Written task>
Starting at the first line of the listing below, repeat each line up to and including the one containing "import seaborn as sns". Leave out pictures.

Dataset extract>
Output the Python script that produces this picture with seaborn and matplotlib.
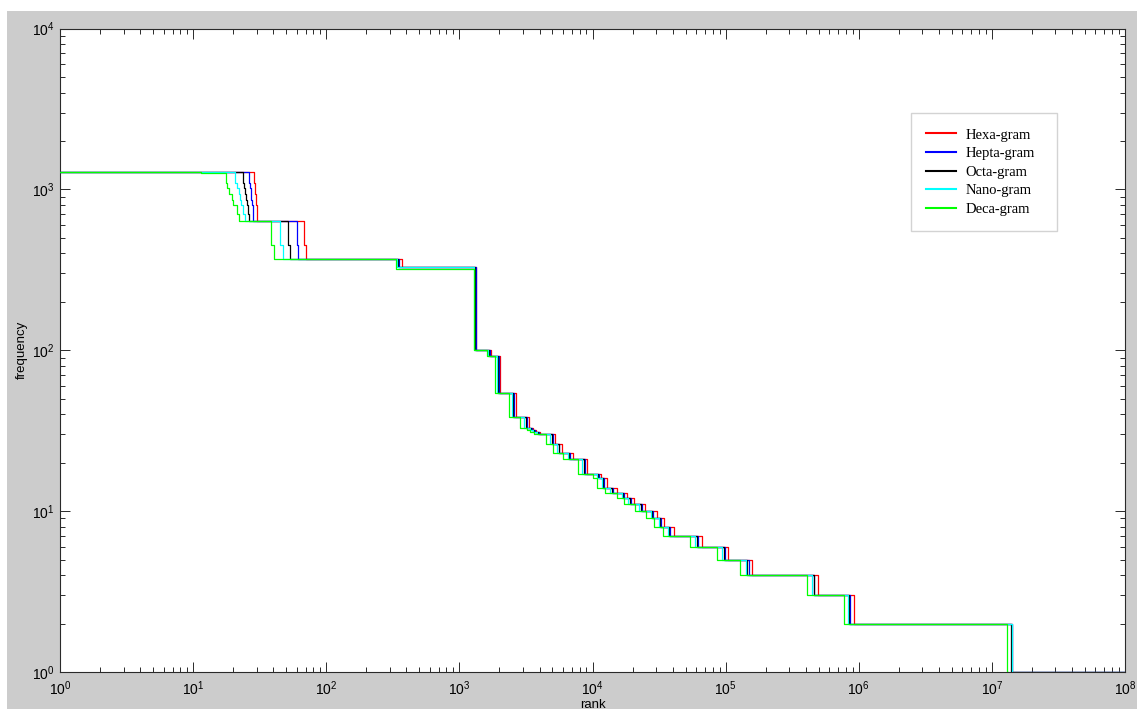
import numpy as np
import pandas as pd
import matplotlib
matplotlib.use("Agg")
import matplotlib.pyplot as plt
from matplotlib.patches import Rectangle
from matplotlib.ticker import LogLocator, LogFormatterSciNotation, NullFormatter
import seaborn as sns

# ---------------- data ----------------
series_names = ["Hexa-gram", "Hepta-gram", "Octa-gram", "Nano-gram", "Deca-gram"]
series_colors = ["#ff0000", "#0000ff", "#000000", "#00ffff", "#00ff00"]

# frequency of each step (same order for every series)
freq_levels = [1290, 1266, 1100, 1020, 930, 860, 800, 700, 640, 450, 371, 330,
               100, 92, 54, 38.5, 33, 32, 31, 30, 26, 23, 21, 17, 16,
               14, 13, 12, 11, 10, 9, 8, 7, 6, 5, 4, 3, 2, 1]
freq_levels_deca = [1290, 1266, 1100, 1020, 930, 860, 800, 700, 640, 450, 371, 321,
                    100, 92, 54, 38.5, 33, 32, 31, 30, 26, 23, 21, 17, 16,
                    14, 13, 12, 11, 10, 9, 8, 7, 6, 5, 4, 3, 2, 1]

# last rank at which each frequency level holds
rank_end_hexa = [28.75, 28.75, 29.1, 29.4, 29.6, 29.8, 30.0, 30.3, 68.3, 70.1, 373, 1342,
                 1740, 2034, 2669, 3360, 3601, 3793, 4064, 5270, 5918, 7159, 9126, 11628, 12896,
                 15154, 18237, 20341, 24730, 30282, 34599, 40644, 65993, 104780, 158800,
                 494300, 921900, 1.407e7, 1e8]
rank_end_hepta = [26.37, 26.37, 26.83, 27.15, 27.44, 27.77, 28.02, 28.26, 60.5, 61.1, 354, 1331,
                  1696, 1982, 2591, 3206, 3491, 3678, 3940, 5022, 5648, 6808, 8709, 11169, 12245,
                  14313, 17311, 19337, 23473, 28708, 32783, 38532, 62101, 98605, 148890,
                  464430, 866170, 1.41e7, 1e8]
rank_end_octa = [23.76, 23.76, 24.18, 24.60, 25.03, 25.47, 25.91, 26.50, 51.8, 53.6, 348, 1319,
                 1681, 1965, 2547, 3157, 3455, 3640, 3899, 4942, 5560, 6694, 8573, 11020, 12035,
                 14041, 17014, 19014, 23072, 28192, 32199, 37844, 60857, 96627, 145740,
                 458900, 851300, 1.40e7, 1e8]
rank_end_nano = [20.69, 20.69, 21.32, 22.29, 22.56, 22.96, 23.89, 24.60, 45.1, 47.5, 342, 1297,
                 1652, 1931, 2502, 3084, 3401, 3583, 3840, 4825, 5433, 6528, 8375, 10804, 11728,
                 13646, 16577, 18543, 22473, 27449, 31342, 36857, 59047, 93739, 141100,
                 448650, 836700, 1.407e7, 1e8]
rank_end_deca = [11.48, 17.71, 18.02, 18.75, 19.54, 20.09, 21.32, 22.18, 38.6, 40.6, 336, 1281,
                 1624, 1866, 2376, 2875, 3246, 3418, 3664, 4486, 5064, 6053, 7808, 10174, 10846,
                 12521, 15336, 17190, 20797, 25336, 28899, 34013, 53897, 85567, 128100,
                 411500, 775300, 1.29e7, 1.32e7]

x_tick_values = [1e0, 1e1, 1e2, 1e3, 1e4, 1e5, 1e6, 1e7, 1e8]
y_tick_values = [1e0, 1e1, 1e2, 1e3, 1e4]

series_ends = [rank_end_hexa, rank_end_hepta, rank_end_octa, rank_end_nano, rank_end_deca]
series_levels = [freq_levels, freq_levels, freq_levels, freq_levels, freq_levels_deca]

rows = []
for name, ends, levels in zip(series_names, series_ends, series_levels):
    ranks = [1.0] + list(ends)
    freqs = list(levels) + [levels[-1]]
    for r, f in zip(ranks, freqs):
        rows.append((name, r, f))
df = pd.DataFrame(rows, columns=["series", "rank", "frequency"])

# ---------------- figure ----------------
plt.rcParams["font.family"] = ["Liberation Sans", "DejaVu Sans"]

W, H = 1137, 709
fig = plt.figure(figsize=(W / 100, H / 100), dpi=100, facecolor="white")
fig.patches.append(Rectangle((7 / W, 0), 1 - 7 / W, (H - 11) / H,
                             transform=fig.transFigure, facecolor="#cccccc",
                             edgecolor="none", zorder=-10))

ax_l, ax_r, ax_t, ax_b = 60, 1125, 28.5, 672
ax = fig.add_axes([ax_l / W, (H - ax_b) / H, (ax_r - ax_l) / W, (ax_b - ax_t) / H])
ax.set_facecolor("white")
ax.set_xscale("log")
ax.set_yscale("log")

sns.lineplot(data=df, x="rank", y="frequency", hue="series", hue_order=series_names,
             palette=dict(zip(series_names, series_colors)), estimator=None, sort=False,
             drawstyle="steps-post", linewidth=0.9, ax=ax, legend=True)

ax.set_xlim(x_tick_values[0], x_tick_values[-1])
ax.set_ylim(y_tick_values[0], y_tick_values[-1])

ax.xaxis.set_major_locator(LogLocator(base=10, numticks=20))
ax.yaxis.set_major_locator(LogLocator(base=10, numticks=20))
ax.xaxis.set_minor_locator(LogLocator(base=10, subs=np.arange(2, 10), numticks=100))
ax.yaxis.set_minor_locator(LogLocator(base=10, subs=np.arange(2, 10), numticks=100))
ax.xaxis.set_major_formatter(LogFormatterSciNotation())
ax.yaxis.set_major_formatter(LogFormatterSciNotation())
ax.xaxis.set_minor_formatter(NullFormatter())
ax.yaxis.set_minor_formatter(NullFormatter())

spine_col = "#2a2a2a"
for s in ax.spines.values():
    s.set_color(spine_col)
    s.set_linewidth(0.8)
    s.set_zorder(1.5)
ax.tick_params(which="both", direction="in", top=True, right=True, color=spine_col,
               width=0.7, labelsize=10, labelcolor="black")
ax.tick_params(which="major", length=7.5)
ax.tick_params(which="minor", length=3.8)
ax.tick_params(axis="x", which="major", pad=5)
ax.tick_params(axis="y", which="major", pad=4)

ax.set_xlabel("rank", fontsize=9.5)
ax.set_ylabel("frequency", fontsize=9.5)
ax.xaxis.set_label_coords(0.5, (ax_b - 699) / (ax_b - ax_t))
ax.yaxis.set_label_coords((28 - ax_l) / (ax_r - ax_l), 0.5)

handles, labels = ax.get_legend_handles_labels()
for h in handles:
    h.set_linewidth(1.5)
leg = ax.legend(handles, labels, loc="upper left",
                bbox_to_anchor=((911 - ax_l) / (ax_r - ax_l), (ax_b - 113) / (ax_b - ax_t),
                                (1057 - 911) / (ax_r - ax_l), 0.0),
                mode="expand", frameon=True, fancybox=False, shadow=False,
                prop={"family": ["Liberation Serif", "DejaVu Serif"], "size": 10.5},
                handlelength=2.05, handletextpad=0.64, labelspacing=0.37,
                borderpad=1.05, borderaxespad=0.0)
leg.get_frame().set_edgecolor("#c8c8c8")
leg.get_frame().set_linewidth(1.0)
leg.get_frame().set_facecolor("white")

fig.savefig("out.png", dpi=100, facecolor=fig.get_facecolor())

Response to this exercise>
Output the Python script that produces this picture with seaborn and matplotlib.
import numpy as np
import pandas as pd
import matplotlib
matplotlib.use("Agg")
import matplotlib.pyplot as plt
from matplotlib.patches import Rectangle
from matplotlib.ticker import LogLocator, LogFormatterSciNotation, NullFormatter
import seaborn as sns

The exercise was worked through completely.